I have a Pandas DataFrame with several lists in columns that I would like to split. Each list has the same length and they have to be split at the same indices.
What I have now uses a suggestion from here but I cannot make it work:
import numpy as np
import pandas as pd
from itertools import chain
split_size = 2
def split_list(arr, keep_partial=False):
arrs = []
while len(arr) >= split_size:
sub = arr[:split_size]
arrs.append(sub)
arr = arr[split_size:]
if keep_partial:
arrs.append(arr)
return arrs
df = pd.DataFrame({'id': [1, 2, 3], 't': [[1,2,3,4], [1,2,3,4,5,6], [0,2]], 'v': [[0,-1,1,0], [0,-1,1,0,2,-2], [0,0]]})
def chainer(lst):
return list(chain.from_iterable(split_list(lst, split_size)))
def chain_col(col):
return col.apply(lambda x: chainer(x))
lens = df.t.apply(lambda x: len(split_list(x)))
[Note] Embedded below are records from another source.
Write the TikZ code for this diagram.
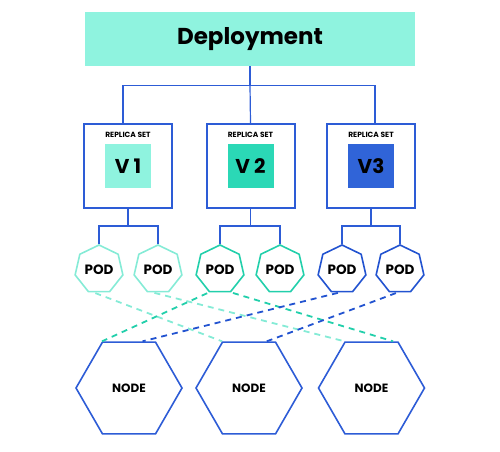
\documentclass[tikz,border=0pt]{standalone}
\usepackage{fontspec}
\setmainfont{Poppins}
\usepackage{xcolor}
\usetikzlibrary{shapes.geometric,calc}

\definecolor{mintlight}{HTML}{8FF3DF}
\definecolor{mintpod}{HTML}{85EBD6}
\definecolor{mintmid}{HTML}{2BD8B6}
\definecolor{mintpodmid}{HTML}{22CFAB}
\definecolor{vblue}{HTML}{3064D8}
\definecolor{lineblue}{HTML}{2D5CD6}
\definecolor{podblue}{HTML}{2253D0}

\begin{document}
\begin{tikzpicture}[x=1pt,y=-1pt,
    tree/.style={draw=lineblue, line width=1.2pt},
    rsbox/.style={draw=lineblue, line width=2pt, minimum width=88pt, minimum height=84pt, inner sep=0pt},
    rslabel/.style={font=\bfseries\fontsize{7.5}{8}\selectfont, inner sep=0pt},
    ver/.style={minimum width=46pt, minimum height=44pt, inner sep=0pt, font=\bfseries\fontsize{20}{22}\selectfont},
    pod/.style={regular polygon, regular polygon sides=7, minimum size=49pt, inner sep=0pt, line width=1.6pt, font=\bfseries\fontsize{13.5}{14}\selectfont},
    knode/.style={draw=lineblue, regular polygon, regular polygon sides=6, minimum size=106pt, inner sep=0pt, line width=1.6pt, font=\bfseries\fontsize{12}{13}\selectfont},
    link/.style={line width=1.8pt, dash pattern=on 6pt off 5pt, shorten <=2pt}]
    \useasboundingbox (0,0) rectangle (500,451);

    \node[fill=mintlight, minimum width=330pt, minimum height=54pt, inner sep=0pt, font=\bfseries\fontsize{23}{26}\selectfont] (dep) at (250,39) {Deployment};

    \node[rsbox] (rs1) at (128,166) {};
    \node[rsbox] (rs2) at (250.5,166) {};
    \node[rsbox] (rs3) at (371,166) {};
    \node[rslabel] at (128,135) {REPLICA SET};
    \node[rslabel] at (250.5,135) {REPLICA SET};
    \node[rslabel] at (371,135) {REPLICA SET};
    \node[ver, fill=mintlight] (v1) at (128,166) {V 1};
    \node[ver, fill=mintmid] (v2) at (250.5,166) {V 2};
    \node[ver, fill=vblue] (v3) at (371,166) {V3};

    \draw[tree] (dep.south) -- ++(0,19) coordinate (split);
    \draw[tree] ([xshift=-5pt]rs1.north) |- (split) -| ([xshift=4pt]rs3.north);
    \draw[tree] (split) -- (rs2.north);

    \node[pod, draw=mintpod] (p1) at (99,269.5) {POD};
    \node[pod, draw=mintpod] (p2) at (158,269.5) {POD};
    \node[pod, draw=mintpodmid] (p3) at (220,269.5) {POD};
    \node[pod, draw=mintpodmid] (p4) at (280,269.5) {POD};
    \node[pod, draw=podblue] (p5) at (342,269.5) {POD};
    \node[pod, draw=podblue] (p6) at (400,269.5) {POD};

    \draw[tree] (rs1.south) -- ++(0,17) coordinate (s1);
    \draw[tree] (p1.corner 1) |- (s1) -| (p2.corner 1);
    \draw[tree] (rs2.south) -- ++(0,17) coordinate (s2);
    \draw[tree] (p3.corner 1) |- (s2) -| (p4.corner 1);
    \draw[tree] (rs3.south) -- ++(0,17) coordinate (s3);
    \draw[tree] (p5.corner 1) |- (s3) -| (p6.corner 1);

    \node[knode] (n1) at (129,388) {NODE};
    \node[knode] (n2) at (249,388) {NODE};
    \node[knode] (n3) at (371.5,388) {NODE};

    \draw[link, draw=mintpod] ($(p1.corner 4)!.25!(p1.corner 5)$) -- (n2.corner 2);
    \draw[link, draw=mintpod] ($(p2.corner 4)!.25!(p2.corner 5)$) -- (n3.corner 2);
    \draw[link, draw=mintpodmid] (p3.corner 4) -- (n1.corner 2);
    \draw[link, draw=mintpodmid] (p3.corner 5) -- ($(n3.corner 1)!.1!(n3.corner 2)$);
    \draw[link, draw=podblue] ($(p5.corner 4)!.4!(p5.corner 5)$) -- ($(n1.corner 2)!.75!(n1.corner 1)$);
    \draw[link, draw=podblue] ($(p6.corner 4)!.4!(p6.corner 5)$) -- ($(n2.corner 2)!.83!(n2.corner 1)$);
\end{tikzpicture}
\end{document}
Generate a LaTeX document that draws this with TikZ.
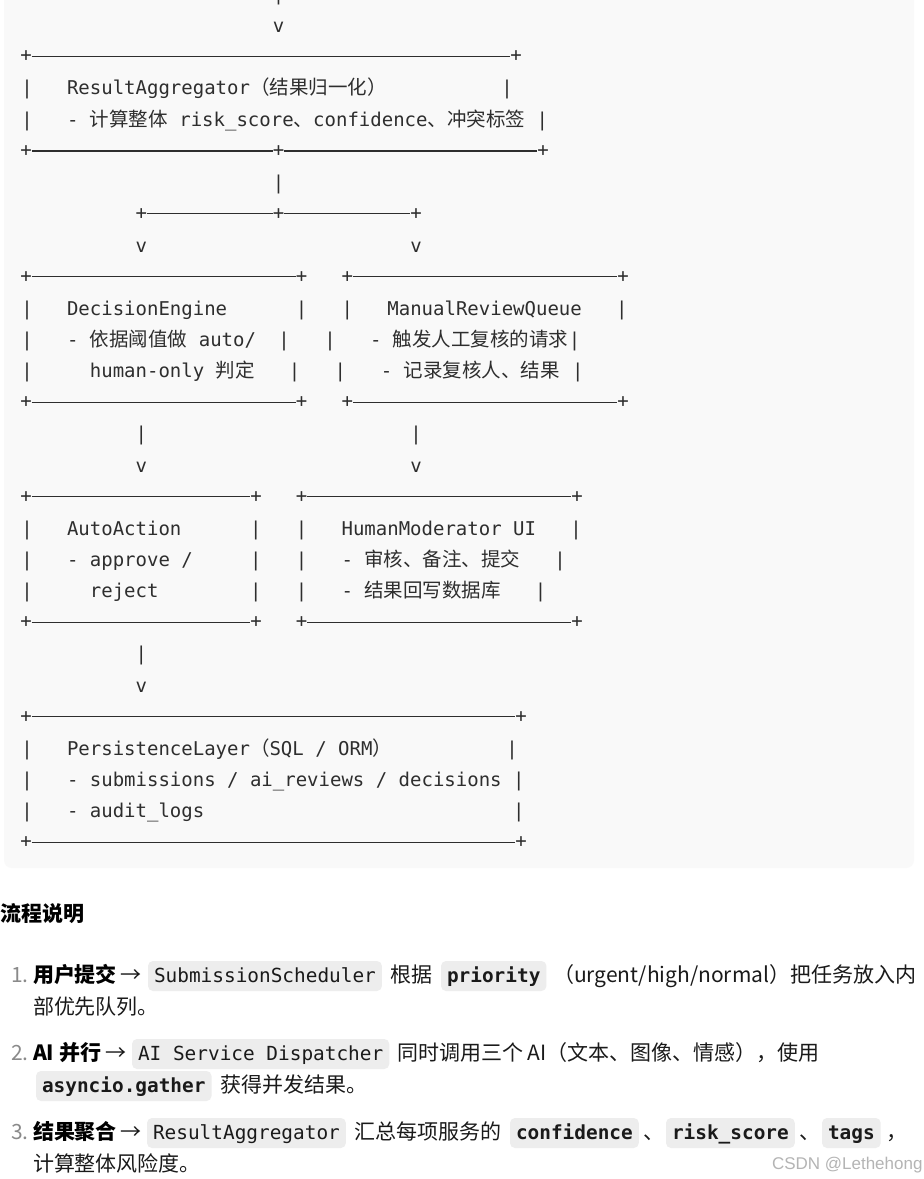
\documentclass[tikz,border=0pt]{standalone}
\usepackage{fontspec}
\newfontfamily\monof{DejaVu Sans Mono}
\newfontfamily\cjkf{Noto Sans CJK SC}
\newfontfamily\wmf{Liberation Sans}
\definecolor{txt}{HTML}{2E2E2E}
\definecolor{bodytxt}{HTML}{1A1A1A}
\definecolor{numgray}{HTML}{8A8A8A}
\definecolor{codebg}{HTML}{EDEDED}
\definecolor{blockbg}{HTML}{F9F9F9}
\definecolor{wm}{HTML}{B4B4B4}
\newcommand\cj[1]{{\cjkf\fontsize{19.5}{22}\selectfont #1}}
\tikzset{
  every node/.style={inner sep=0pt, outer sep=0pt},
  asc/.style={anchor=base west, font=\monof\fontsize{19}{22}\selectfont, text=txt},
  bar/.style={anchor=base, font=\monof\fontsize{19}{22}\selectfont, text=txt},
  crn/.style={anchor=center, font=\monof\fontsize{19}{22}\selectfont, text=txt},
  rule/.style={draw=txt, line width=1.3pt},
  body/.style={anchor=base west, font=\cjkf\fontsize{21}{26}\selectfont, text=bodytxt},
  bold/.style={anchor=base west, font=\cjkf\bfseries\fontsize{21}{26}\selectfont, text=black},
  num/.style={anchor=base west, font=\cjkf\fontsize{21}{26}\selectfont, text=numgray},
  arr/.style={anchor=base, font=\cjkf\fontsize{21}{26}\selectfont, text=bodytxt},
  code/.style={anchor=base west, font=\monof\fontsize{19.4}{22}\selectfont, text=bodytxt, fill=codebg, rounded corners=5pt, inner xsep=6pt, inner ysep=4pt, text height=17pt, text depth=5pt},
  codeb/.style={code, font=\monof\bfseries\fontsize{19.4}{22}\selectfont},
  wmark/.style={anchor=base west, font=\wmf\fontsize{17}{20}\selectfont, text=wm}
}
\begin{document}
\begin{tikzpicture}[x=1pt,y=-1pt]
\useasboundingbox (0,0) rectangle (924,1179);
\fill[white] (0,0) rectangle (924,1179);
\fill[blockbg, rounded corners=8pt] (4,-20) rectangle (914,868);

% top connector into ResultAggregator
\node[bar] (p0) at (278.7,0.7) {|};
\node[bar] (v1) at (278.7,32.13) {v};

% ResultAggregator box
\node[crn] (ra1) at (26,56.56) {+};
\node[crn] (ra2) at (516,56.56) {+};
\draw[rule] (ra1) -- (ra2);
\node[bar] (ral1) at (27,94.99) {|};
\node[asc] (ratx1) at (67,94.99) {ResultAggregator\cj{（结果归一化）}};
\node[bar] (rar1) at (507,94.99) {|};
\node[bar] (ral2) at (27,126.42) {|};
\node[asc] (ratx2) at (67,126.42) {- \cj{计算整体} risk\_score\cj{、}confidence\cj{、冲突标签}};
\node[bar] (rar2) at (542.3,126.42) {|};
\node[crn] (rb1) at (26,150.85) {+};
\node[crn] (rbm) at (278.7,150.85) {+};
\node[crn] (rb2) at (543,150.85) {+};
\draw[rule] (rb1) -- (rbm) -- (rb2);

% split connector
\node[bar] (p6) at (278.7,189.28) {|};
\node[crn] (s1) at (141.4,213.71) {+};
\node[crn] (sm) at (278.7,213.71) {+};
\node[crn] (s2) at (416,213.71) {+};
\draw[rule] (s1) -- (sm) -- (s2);
\node[bar] (v8a) at (141.4,252.14) {v};
\node[bar] (v8b) at (416,252.14) {v};

% DecisionEngine and ManualReviewQueue boxes
\node[crn] (da1) at (26,276.57) {+};
\node[crn] (da2) at (301.6,276.57) {+};
\node[crn] (ma1) at (347.3,276.57) {+};
\node[crn] (ma2) at (623,276.57) {+};
\draw[rule] (da1) -- (da2);
\draw[rule] (ma1) -- (ma2);
\node[bar] at (27,315) {|};
\node[asc] (detx1) at (67,315) {DecisionEngine};
\node[bar] at (301.6,315) {|};
\node[bar] at (347.3,315) {|};
\node[asc] (mrtx1) at (387.4,315) {ManualReviewQueue};
\node[bar] at (621.9,315) {|};
\node[bar] at (27,346.43) {|};
\node[asc] (detx2) at (67,346.43) {- \cj{依据阈值做} auto/};
\node[bar] at (284.2,346.43) {|};
\node[bar] at (330,346.43) {|};
\node[asc] (mrtx2) at (370,346.43) {- \cj{触发人工复核的请求}};
\node[bar] at (574.6,346.43) {|};
\node[bar] at (27,377.86) {|};
\node[asc] (detx3) at (89.9,377.86) {human-only \cj{判定}};
\node[bar] at (294.5,377.86) {|};
\node[bar] at (340.3,377.86) {|};
\node[asc] (mrtx3) at (380.8,377.86) {- \cj{记录复核人、结果}};
\node[bar] at (577.8,377.86) {|};
\node[crn] (db1) at (26,402.29) {+};
\node[crn] (db2) at (301.6,402.29) {+};
\node[crn] (mb1) at (347.3,402.29) {+};
\node[crn] (mb2) at (623,402.29) {+};
\draw[rule] (db1) -- (db2);
\draw[rule] (mb1) -- (mb2);

% connectors down
\node[bar] (p14a) at (141.4,440.72) {|};
\node[bar] (p14b) at (416,440.72) {|};
\node[bar] (v15a) at (141.4,472.15) {v};
\node[bar] (v15b) at (416,472.15) {v};

% AutoAction and HumanModerator UI boxes
\node[crn] (aa1) at (26,496.58) {+};
\node[crn] (aa2) at (256,496.58) {+};
\node[crn] (ha1) at (301.6,496.58) {+};
\node[crn] (ha2) at (577,496.58) {+};
\draw[rule] (aa1) -- (aa2);
\draw[rule] (ha1) -- (ha2);
\node[bar] at (27,535.01) {|};
\node[asc] (aatx1) at (67,535.01) {AutoAction};
\node[bar] at (255.8,535.01) {|};
\node[bar] at (301.6,535.01) {|};
\node[asc] (hmtx1) at (341.6,535.01) {HumanModerator UI};
\node[bar] at (576.1,535.01) {|};
\node[bar] at (27,566.44) {|};
\node[asc] (aatx2) at (67,566.44) {- approve /};
\node[bar] at (255.8,566.44) {|};
\node[bar] at (301.6,566.44) {|};
\node[asc] (hmtx2) at (341.6,566.44) {- \cj{审核、备注、提交}};
\node[bar] at (560,566.44) {|};
\node[bar] at (27,597.87) {|};
\node[asc] (aatx3) at (89.9,597.87) {reject};
\node[bar] at (255.8,597.87) {|};
\node[bar] at (301.6,597.87) {|};
\node[asc] (hmtx3) at (341.6,597.87) {- \cj{结果回写数据库}};
\node[bar] at (540.5,597.87) {|};
\node[crn] (ab1) at (26,622.3) {+};
\node[crn] (ab2) at (256,622.3) {+};
\node[crn] (hb1) at (301.6,622.3) {+};
\node[crn] (hb2) at (577,622.3) {+};
\draw[rule] (ab1) -- (ab2);
\draw[rule] (hb1) -- (hb2);

% connector to persistence
\node[bar] (p21) at (141.4,660.73) {|};
\node[bar] (v22) at (141.4,692.16) {v};

% PersistenceLayer box
\node[crn] (pa1) at (26,716.59) {+};
\node[crn] (pa2) at (521,716.59) {+};
\draw[rule] (pa1) -- (pa2);
\node[bar] at (27,755.02) {|};
\node[asc] (pltx1) at (67,755.02) {PersistenceLayer\cj{（}SQL / ORM\cj{）}};
\node[bar] at (512.1,755.02) {|};
\node[bar] at (27,786.45) {|};
\node[asc] (pltx2) at (67,786.45) {- submissions / ai\_reviews / decisions};
\node[bar] at (518.9,786.45) {|};
\node[bar] at (27,817.88) {|};
\node[asc] (pltx3) at (67,817.88) {- audit\_logs};
\node[bar] at (518.9,817.88) {|};
\node[crn] (pb1) at (26,842.31) {+};
\node[crn] (pb2) at (521,842.31) {+};
\draw[rule] (pb1) -- (pb2);

% explanation
\node[bold] (hd) at (1,921) {流程说明};

\node[num] (n1) at (11,982) {1.};
\node[bold] (b1) at (33,982) {用户提交};
\node[arr] (ar1) at (131,982) {→};
\node[code] (c1) at (148,982) {SubmissionScheduler};
\node[body] (t1a) at (390,982) {根据};
\node[codeb] (c2) at (441,982) {priority};
\node[body] (t1b) at (553,982) {（urgent/high/normal）把任务放入内};
\node[body] (t1c) at (33,1014) {部优先队列。};

\node[num] (n2) at (11,1060) {2.};
\node[bold] (b2) at (33,1060) {AI 并行};
\node[arr] (ar2) at (115.5,1060) {→};
\node[code] (c3) at (132,1060) {AI Service Dispatcher};
\node[body] (t2a) at (397,1060) {同时调用三个 AI（文本、图像、情感），使用};
\node[codeb] (c4) at (36,1092) {asyncio.gather};
\node[body] (t2b) at (220,1092) {获得并发结果。};

\node[num] (n3) at (11,1139) {3.};
\node[bold] (b3) at (33,1139) {结果聚合};
\node[arr] (ar3) at (131,1139) {→};
\node[code] (c5) at (147,1139) {ResultAggregator};
\node[body] (t3a) at (354,1139) {汇总每项服务的};
\node[codeb] (c6) at (510,1139) {confidence};
\node[body] (t3b) at (643,1139) {、};
\node[codeb] (c7) at (666,1139) {risk\_score};
\node[body] (t3c) at (799,1139) {、};
\node[codeb] (c8) at (822,1139) {tags};
\node[body] (t3d) at (886,1139) {，};
\node[body] (t3e) at (33,1171) {计算整体风险度。};

\node[wmark] (wm) at (772,1169) {CSDN @Lethehong};
\end{tikzpicture}
\end{document}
pd.DataFrame({'id': np.repeat(df.id, lens), 't': chain_col(df.t), 'v': chain_col(df.v)})
The problem is that it repeats each full list rather than splits it across lines. I think the issue is the usage of chain.from_iterable
but without it I simply get the list of lists (i.e. split lists) repeated rather than each split to its own row in the DataFrame.
My data set is not very large (a few thousand rows), so if there is a better way I'd be happy to learn. I looked at explode
but that seems to split the data set based on a single column and I want multiple columns to be split in the same way.
My desired output is for id = 1
is
1. a row with t = [1,2] and v = [0,-1]
2. another row with t = [3,4] = [1,0]
Ideally I'd add a sub-index to each 'id' (e.g. 1 -> 1.1 and 1.2, so I can distinguish them) but that's a cosmetic thing, not my main problem.